Source code of charts
— Start —

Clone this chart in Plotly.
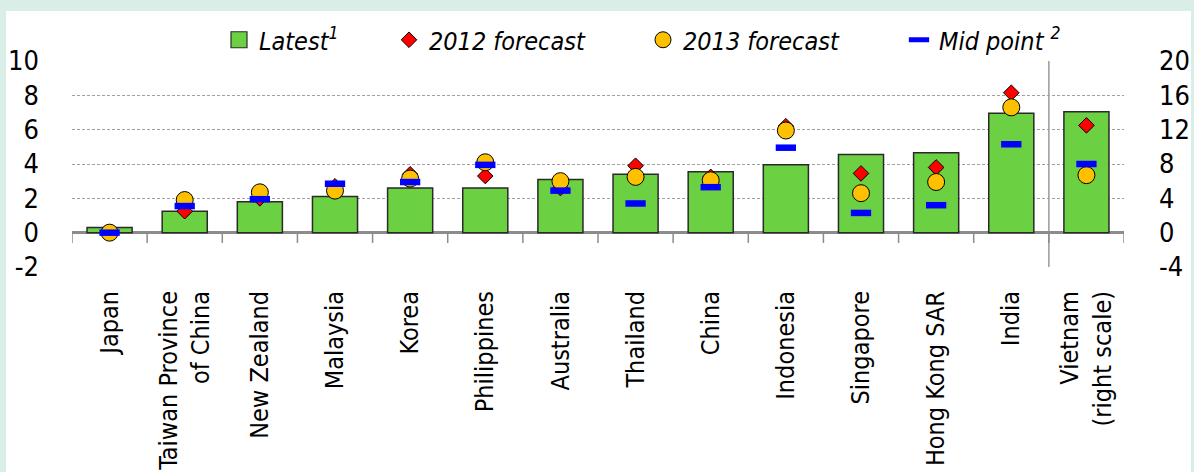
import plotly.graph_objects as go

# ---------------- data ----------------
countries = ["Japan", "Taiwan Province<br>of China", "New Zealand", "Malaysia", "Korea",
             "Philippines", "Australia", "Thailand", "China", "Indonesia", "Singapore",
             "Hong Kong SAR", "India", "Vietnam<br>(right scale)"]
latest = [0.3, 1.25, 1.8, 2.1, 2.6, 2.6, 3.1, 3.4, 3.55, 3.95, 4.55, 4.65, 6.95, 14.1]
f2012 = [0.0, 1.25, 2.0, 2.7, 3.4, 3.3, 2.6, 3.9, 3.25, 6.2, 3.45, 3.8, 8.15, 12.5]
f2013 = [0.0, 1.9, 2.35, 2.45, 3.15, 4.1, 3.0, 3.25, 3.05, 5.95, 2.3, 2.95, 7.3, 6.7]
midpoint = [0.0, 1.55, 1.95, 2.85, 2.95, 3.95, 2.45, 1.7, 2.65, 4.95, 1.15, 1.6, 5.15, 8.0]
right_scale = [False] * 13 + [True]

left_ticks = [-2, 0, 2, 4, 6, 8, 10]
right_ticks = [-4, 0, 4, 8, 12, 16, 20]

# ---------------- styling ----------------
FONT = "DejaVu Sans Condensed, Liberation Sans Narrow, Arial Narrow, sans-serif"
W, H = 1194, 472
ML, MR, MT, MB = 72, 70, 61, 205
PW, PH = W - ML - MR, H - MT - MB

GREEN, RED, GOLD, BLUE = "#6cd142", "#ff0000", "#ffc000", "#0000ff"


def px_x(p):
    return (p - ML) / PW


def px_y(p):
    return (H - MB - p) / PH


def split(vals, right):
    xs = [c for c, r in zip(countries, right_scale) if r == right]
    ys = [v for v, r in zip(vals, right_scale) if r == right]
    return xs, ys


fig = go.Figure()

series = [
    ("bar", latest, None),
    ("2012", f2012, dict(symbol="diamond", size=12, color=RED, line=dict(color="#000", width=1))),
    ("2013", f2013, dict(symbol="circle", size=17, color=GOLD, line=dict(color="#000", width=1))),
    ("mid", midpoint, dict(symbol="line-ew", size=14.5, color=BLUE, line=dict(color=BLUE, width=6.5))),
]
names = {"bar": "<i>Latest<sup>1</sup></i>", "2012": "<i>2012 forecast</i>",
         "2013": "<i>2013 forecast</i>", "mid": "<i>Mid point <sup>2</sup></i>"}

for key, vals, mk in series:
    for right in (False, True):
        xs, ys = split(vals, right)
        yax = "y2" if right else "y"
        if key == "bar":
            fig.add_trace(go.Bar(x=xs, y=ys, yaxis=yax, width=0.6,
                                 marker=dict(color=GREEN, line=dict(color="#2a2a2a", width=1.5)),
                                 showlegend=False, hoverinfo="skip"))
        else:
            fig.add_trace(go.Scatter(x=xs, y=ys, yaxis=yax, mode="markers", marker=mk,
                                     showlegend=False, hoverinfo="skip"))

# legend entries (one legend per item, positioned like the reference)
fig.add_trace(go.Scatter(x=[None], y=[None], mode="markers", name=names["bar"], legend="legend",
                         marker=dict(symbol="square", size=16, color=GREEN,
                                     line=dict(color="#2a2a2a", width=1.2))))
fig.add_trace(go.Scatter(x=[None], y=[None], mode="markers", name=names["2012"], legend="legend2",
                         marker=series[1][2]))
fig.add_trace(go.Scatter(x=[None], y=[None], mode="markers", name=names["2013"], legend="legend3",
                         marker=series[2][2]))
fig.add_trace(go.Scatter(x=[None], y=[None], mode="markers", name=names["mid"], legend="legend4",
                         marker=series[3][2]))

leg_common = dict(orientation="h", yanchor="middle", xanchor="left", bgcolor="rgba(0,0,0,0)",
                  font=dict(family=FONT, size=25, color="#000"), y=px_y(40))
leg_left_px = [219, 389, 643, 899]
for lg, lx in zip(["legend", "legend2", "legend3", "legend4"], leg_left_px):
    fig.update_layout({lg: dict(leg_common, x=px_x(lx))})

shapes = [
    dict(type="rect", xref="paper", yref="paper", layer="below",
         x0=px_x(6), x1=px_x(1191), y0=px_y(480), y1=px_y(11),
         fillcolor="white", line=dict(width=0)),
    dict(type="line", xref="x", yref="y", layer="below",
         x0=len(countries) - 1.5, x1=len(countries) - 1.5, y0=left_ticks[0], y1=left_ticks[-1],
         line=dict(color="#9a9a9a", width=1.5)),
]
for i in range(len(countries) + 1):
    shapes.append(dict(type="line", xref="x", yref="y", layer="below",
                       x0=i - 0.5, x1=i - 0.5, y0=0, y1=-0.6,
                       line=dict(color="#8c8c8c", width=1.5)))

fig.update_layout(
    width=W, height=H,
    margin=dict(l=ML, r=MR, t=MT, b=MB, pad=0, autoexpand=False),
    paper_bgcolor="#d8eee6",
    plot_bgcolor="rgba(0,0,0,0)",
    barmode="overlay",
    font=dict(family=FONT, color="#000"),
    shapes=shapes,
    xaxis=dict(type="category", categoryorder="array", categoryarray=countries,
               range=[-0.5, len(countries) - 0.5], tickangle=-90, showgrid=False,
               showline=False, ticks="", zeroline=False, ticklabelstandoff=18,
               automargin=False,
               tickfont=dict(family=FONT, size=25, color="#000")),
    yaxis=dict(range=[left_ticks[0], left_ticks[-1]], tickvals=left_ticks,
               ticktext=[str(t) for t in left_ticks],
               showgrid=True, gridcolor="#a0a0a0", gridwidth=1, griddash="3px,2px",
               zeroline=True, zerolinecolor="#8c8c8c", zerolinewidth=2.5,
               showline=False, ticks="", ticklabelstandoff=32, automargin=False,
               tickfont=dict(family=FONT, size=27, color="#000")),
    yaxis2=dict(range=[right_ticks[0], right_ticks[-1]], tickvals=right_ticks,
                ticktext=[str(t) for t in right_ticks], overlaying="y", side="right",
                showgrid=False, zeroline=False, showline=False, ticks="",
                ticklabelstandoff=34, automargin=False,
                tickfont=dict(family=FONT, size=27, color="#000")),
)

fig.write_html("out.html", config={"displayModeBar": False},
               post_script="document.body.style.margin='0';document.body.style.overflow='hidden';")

— End —
— Start —

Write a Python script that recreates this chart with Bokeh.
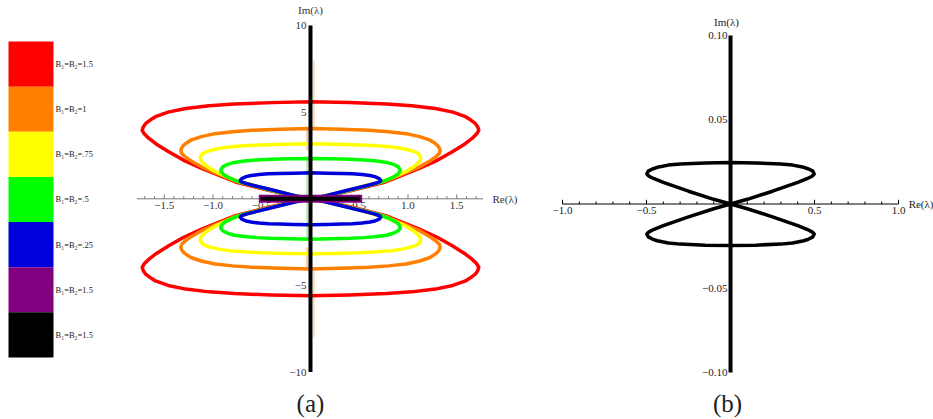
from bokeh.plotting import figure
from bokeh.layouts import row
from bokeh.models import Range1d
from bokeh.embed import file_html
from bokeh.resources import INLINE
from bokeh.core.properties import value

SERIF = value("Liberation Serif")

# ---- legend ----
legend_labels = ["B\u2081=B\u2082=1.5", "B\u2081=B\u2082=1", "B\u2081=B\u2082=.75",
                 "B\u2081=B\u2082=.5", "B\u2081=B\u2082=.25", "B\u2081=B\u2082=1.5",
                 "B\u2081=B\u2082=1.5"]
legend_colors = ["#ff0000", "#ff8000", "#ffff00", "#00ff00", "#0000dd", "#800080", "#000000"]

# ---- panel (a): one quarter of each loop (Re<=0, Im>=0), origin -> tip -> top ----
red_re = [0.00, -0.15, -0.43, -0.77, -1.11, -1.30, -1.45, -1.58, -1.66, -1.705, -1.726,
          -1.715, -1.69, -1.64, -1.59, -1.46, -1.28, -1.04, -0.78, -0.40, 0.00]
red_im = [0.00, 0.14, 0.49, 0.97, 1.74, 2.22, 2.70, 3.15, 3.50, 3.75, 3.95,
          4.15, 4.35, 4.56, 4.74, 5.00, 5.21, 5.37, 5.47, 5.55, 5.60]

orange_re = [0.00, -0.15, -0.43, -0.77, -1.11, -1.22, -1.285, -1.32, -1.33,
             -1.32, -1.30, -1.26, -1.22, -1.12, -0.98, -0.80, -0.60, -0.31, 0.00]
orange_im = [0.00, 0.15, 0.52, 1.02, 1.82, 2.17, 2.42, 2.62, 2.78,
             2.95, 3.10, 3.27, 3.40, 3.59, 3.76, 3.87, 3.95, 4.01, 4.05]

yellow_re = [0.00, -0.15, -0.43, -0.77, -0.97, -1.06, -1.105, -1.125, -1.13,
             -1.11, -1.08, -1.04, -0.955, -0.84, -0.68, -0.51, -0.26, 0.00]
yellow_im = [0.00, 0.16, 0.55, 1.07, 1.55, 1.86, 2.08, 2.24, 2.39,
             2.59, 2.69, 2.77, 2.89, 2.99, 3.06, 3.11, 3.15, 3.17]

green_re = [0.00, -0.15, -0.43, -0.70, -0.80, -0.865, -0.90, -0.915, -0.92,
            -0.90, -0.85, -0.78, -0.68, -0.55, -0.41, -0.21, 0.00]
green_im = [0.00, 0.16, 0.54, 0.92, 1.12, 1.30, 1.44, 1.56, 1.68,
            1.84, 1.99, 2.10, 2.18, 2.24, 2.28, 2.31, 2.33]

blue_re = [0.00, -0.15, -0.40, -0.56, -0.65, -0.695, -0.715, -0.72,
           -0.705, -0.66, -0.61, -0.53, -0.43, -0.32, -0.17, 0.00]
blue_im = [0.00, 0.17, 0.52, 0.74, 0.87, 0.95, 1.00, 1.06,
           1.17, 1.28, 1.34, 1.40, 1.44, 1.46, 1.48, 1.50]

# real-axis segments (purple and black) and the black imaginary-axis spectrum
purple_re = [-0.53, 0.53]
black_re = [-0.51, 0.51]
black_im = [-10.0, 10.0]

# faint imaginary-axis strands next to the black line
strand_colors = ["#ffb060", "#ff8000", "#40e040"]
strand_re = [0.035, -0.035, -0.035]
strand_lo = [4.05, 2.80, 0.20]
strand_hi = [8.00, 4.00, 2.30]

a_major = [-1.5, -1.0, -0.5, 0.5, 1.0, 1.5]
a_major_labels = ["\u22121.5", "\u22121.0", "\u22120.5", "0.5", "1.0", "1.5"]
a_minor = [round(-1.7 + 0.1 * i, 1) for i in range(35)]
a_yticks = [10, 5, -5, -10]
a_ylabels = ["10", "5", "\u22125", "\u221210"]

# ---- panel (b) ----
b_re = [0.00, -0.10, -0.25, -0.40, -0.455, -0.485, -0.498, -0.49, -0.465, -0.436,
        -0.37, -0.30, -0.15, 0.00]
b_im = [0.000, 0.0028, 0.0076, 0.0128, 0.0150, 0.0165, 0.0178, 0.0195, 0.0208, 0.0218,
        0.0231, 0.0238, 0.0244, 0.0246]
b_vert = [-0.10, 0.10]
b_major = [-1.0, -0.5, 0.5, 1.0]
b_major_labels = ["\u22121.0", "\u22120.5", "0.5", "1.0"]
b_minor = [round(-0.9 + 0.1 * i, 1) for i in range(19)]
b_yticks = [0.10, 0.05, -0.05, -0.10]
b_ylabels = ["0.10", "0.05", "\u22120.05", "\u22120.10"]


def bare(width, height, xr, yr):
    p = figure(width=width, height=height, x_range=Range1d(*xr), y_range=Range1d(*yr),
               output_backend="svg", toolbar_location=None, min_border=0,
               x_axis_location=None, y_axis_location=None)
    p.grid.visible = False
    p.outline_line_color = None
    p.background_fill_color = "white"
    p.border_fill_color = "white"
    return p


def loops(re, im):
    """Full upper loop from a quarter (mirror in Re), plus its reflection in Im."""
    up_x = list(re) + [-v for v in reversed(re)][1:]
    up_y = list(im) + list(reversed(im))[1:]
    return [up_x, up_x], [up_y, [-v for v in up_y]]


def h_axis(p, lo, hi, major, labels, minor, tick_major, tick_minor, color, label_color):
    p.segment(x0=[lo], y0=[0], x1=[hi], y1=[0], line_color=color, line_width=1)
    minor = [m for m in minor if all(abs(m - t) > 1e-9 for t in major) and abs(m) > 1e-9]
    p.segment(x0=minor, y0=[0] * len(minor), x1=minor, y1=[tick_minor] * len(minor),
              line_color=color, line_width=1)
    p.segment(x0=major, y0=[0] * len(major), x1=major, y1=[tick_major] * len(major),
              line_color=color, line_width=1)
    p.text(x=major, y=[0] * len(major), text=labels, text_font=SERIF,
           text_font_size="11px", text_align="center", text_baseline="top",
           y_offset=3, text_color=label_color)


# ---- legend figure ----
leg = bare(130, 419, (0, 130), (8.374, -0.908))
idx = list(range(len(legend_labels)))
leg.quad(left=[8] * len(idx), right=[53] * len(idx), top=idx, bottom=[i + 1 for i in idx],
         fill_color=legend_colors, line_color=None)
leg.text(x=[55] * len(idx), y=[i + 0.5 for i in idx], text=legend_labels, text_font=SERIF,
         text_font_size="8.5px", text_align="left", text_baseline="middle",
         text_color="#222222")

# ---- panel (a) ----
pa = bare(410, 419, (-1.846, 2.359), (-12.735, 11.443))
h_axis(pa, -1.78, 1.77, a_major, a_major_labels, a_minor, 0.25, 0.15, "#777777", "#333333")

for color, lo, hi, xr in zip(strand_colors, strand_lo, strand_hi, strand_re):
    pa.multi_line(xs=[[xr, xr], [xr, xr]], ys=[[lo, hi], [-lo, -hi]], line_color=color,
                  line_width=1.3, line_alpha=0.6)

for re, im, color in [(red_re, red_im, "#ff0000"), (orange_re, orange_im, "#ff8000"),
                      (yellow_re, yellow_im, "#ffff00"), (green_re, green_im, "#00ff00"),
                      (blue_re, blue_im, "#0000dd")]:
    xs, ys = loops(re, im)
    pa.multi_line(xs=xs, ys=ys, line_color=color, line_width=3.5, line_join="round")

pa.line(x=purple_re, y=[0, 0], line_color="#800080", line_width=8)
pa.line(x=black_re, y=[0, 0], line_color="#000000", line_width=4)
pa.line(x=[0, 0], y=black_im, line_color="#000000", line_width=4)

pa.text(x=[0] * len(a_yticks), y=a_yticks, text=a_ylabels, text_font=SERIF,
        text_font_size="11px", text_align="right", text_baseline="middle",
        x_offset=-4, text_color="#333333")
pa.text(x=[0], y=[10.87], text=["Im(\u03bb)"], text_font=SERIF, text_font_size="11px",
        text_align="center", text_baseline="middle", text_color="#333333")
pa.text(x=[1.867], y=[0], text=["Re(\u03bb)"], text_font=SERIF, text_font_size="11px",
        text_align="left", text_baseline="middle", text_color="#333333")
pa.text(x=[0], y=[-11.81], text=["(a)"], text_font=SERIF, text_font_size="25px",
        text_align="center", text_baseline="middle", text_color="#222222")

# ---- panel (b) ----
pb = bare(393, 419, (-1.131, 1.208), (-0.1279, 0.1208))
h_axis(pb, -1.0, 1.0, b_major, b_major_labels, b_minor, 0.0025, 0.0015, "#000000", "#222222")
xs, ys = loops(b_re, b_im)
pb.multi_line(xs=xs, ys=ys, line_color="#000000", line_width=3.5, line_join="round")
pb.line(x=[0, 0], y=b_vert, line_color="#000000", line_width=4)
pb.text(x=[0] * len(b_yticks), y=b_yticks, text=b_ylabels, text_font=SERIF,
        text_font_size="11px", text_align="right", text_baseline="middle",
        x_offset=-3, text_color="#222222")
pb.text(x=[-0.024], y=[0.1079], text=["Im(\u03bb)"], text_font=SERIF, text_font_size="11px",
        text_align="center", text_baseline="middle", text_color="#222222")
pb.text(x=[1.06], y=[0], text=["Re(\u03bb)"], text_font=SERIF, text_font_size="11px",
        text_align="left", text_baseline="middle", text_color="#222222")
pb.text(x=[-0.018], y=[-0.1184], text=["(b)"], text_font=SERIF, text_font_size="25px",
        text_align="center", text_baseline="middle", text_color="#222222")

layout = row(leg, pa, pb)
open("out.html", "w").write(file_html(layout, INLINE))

— End —

TASK PROMPT → From the records above, quote word for word only the lines beginning at the line that has "Write a Python" and stopping after the line that has "1.84, 1.99, 2.10, 2.18, 2.24, 2.28, 2.31, 2.33]". Omit the pictures.

THE OUTPUT →
Write a Python script that recreates this chart with Bokeh.
from bokeh.plotting import figure
from bokeh.layouts import row
from bokeh.models import Range1d
from bokeh.embed import file_html
from bokeh.resources import INLINE
from bokeh.core.properties import value

SERIF = value("Liberation Serif")

# ---- legend ----
legend_labels = ["B\u2081=B\u2082=1.5", "B\u2081=B\u2082=1", "B\u2081=B\u2082=.75",
                 "B\u2081=B\u2082=.5", "B\u2081=B\u2082=.25", "B\u2081=B\u2082=1.5",
                 "B\u2081=B\u2082=1.5"]
legend_colors = ["#ff0000", "#ff8000", "#ffff00", "#00ff00", "#0000dd", "#800080", "#000000"]

# ---- panel (a): one quarter of each loop (Re<=0, Im>=0), origin -> tip -> top ----
red_re = [0.00, -0.15, -0.43, -0.77, -1.11, -1.30, -1.45, -1.58, -1.66, -1.705, -1.726,
          -1.715, -1.69, -1.64, -1.59, -1.46, -1.28, -1.04, -0.78, -0.40, 0.00]
red_im = [0.00, 0.14, 0.49, 0.97, 1.74, 2.22, 2.70, 3.15, 3.50, 3.75, 3.95,
          4.15, 4.35, 4.56, 4.74, 5.00, 5.21, 5.37, 5.47, 5.55, 5.60]

orange_re = [0.00, -0.15, -0.43, -0.77, -1.11, -1.22, -1.285, -1.32, -1.33,
             -1.32, -1.30, -1.26, -1.22, -1.12, -0.98, -0.80, -0.60, -0.31, 0.00]
orange_im = [0.00, 0.15, 0.52, 1.02, 1.82, 2.17, 2.42, 2.62, 2.78,
             2.95, 3.10, 3.27, 3.40, 3.59, 3.76, 3.87, 3.95, 4.01, 4.05]

yellow_re = [0.00, -0.15, -0.43, -0.77, -0.97, -1.06, -1.105, -1.125, -1.13,
             -1.11, -1.08, -1.04, -0.955, -0.84, -0.68, -0.51, -0.26, 0.00]
yellow_im = [0.00, 0.16, 0.55, 1.07, 1.55, 1.86, 2.08, 2.24, 2.39,
             2.59, 2.69, 2.77, 2.89, 2.99, 3.06, 3.11, 3.15, 3.17]

green_re = [0.00, -0.15, -0.43, -0.70, -0.80, -0.865, -0.90, -0.915, -0.92,
            -0.90, -0.85, -0.78, -0.68, -0.55, -0.41, -0.21, 0.00]
green_im = [0.00, 0.16, 0.54, 0.92, 1.12, 1.30, 1.44, 1.56, 1.68,
            1.84, 1.99, 2.10, 2.18, 2.24, 2.28, 2.31, 2.33]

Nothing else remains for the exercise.